Preljocaj, fidèle à son goût du défi, ose donc l’impossible : donner corps et âmes à une partition réputée injouable pour la danse.
Il en insuffle un vocabulaire d’une densité rare, où chaque impulsion, chaque repli, chaque extension semble répondre à la violence et à l’urgence brute du quatuor de Stockhausen.
Les danseurs, en état d’alerte permanent, incarnent une tension entre l’organique et le machinique, entre l’humain et la technologie. Le tout aux prises avec un rituel contemporain où la vibration devient langage pour s’accorder au tempo des corps dont les limites sont sans cesse repoussées.
Puis s’enchaîne « Licht », dernière création du chorégraphe pour le Théâtre de la Ville, qui résonne alors comme une éclaircie après la tempête. Sur une musique électro de Laurent Garnier, la lumière s’infiltre, les corps s’ouvrent, la scénographie s’illumine.
Preljocaj instaure une utopie lumineuse, comme une réponse à la noirceur d’une époque, où la danse devient métaphore d’une humanité en quête de sens, de lien, de transcendance. La gestuelle, plus ample, plus collective, célèbre la possibilité d’une île, en somme d’une prise de conscience et d’un nouvel ordre plus juste, plus tolérant, plus inclusif.
Le chorégraphe explore ici l’idée de paradis dans une fin solaire où la pulsion de vie bat son plein. Les paroles d’une chanson des Korgis résonne : « I need your loving like the sunshine », « j’ai besoin de ton amour comme du soleil ».

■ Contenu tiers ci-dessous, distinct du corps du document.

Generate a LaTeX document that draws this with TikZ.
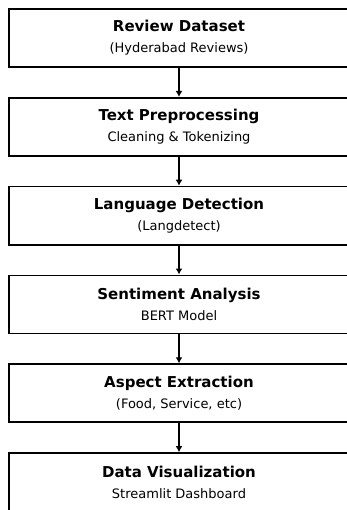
\documentclass[tikz,border=0pt]{standalone}
\usepackage{fontspec}
\setmainfont{DejaVu Sans}
\usetikzlibrary{positioning}
\usetikzlibrary{arrows.meta}
\tikzset{>={Latex[length=6pt,width=7pt]}}
\tikzstyle{box} = [draw, line width=1.8pt, minimum width=340pt, minimum height=58pt, inner sep=0pt, align=center, font=\fontsize{13}{21}\selectfont]
\tikzstyle{arrow} = [line width=1.4pt,->]
\newcommand{\steptitle}[1]{{\fontsize{15}{21}\selectfont\bfseries #1}}

\begin{document}
\begin{tikzpicture}[node distance=29pt]
\useasboundingbox (0,0) rectangle (347pt,-510pt);
\node[box] (data) at (179pt,-38pt) {\steptitle{Review Dataset}\\(Hyderabad Reviews)};
\node[box, below=of data] (prep) {\steptitle{Text Preprocessing}\\Cleaning \& Tokenizing};
\node[box, below=of prep] (lang) {\steptitle{Language Detection}\\(Langdetect)};
\node[box, below=of lang] (sent) {\steptitle{Sentiment Analysis}\\BERT Model};
\node[box, below=of sent] (aspect) {\steptitle{Aspect Extraction}\\(Food, Service, etc)};
\node[box, below=of aspect] (vis) {\steptitle{Data Visualization}\\Streamlit Dashboard};
\foreach \a/\b in {data/prep,prep/lang,lang/sent,sent/aspect,aspect/vis}
  \draw[arrow] (\a) -- (\b);
\end{tikzpicture}
\end{document}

Douze danseurs investissent l’espace en solo ou duos, où leurs mouvements dans une vague de corps se chargent d’une plénitude retrouvée. Séparés sur terre, tous se retrouvent enlacés, nus et heureux au paradis, dans une scène qui pourrait tout droit sortir d’un conte des mille et une nuit.
En ligne de front ou bras et jambes surgissant de découpes circulaires en fond de scène, l’art de la géométrie – plus que jamais maîtrisé par Preljocaj, devient une source d’harmonie. La douceur et l’abandon des corps au début de la pièce cède alors la place à une écriture symbolique plus incisive et plus tenue.
Ce diptyque, d’une cohérence dramaturgique exigeante, témoigne de la capacité de Preljocaj à réinventer sans cesse son langage, à puiser dans la radicalité musicale pour inventer des formes inédites. Il y a, dans « Helikopter/Licht », cette volonté de faire dialoguer l’ombre et la lumière, la peur et l’espérance, le chaos et l’harmonie, dans une fluidité et une musicalité parfaite.
Un spectacle qui, à l’instar d’un vol d’hélicoptère traversant la nuit, laisse derrière lui une traînée de lumière, fugace mais tenace dans l’imaginaire du spectateur.
Dates : du 10 avril au 3 mai 2025 – Lieu : Théâtre de la Ville (Paris)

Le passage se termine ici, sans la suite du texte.